### GIVEN TASK
Write out the listing below exactly, and omit any images you find in it.

+++

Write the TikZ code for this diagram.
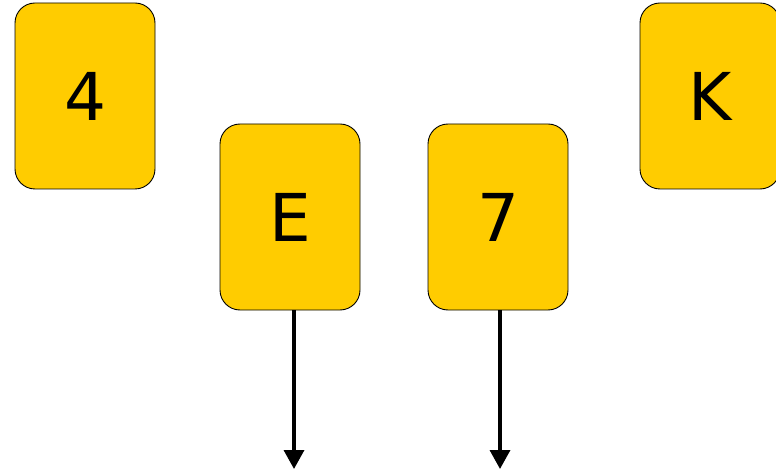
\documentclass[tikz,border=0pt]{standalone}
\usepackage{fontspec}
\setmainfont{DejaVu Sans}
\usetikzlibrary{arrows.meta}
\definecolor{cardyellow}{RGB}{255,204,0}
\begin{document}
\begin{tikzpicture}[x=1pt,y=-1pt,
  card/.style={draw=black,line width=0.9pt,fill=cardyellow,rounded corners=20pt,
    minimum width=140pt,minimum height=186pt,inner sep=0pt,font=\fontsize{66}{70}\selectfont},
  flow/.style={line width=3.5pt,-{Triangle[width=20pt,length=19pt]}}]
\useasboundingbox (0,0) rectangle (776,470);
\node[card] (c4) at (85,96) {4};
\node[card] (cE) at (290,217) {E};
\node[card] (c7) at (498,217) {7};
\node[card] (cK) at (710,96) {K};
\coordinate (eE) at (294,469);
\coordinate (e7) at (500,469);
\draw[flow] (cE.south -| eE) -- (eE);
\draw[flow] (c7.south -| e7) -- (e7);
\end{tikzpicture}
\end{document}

+++

### WRITTEN RESPONSE
Write the TikZ code for this diagram.
\documentclass[tikz,border=0pt]{standalone}
\usepackage{fontspec}
\setmainfont{DejaVu Sans}
\usetikzlibrary{arrows.meta}
\definecolor{cardyellow}{RGB}{255,204,0}
\begin{document}
\begin{tikzpicture}[x=1pt,y=-1pt,
  card/.style={draw=black,line width=0.9pt,fill=cardyellow,rounded corners=20pt,
    minimum width=140pt,minimum height=186pt,inner sep=0pt,font=\fontsize{66}{70}\selectfont},
  flow/.style={line width=3.5pt,-{Triangle[width=20pt,length=19pt]}}]
\useasboundingbox (0,0) rectangle (776,470);
\node[card] (c4) at (85,96) {4};
\node[card] (cE) at (290,217) {E};
\node[card] (c7) at (498,217) {7};
\node[card] (cK) at (710,96) {K};
\coordinate (eE) at (294,469);
\coordinate (e7) at (500,469);
\draw[flow] (cE.south -| eE) -- (eE);
\draw[flow] (c7.south -| e7) -- (e7);
\end{tikzpicture}
\end{document}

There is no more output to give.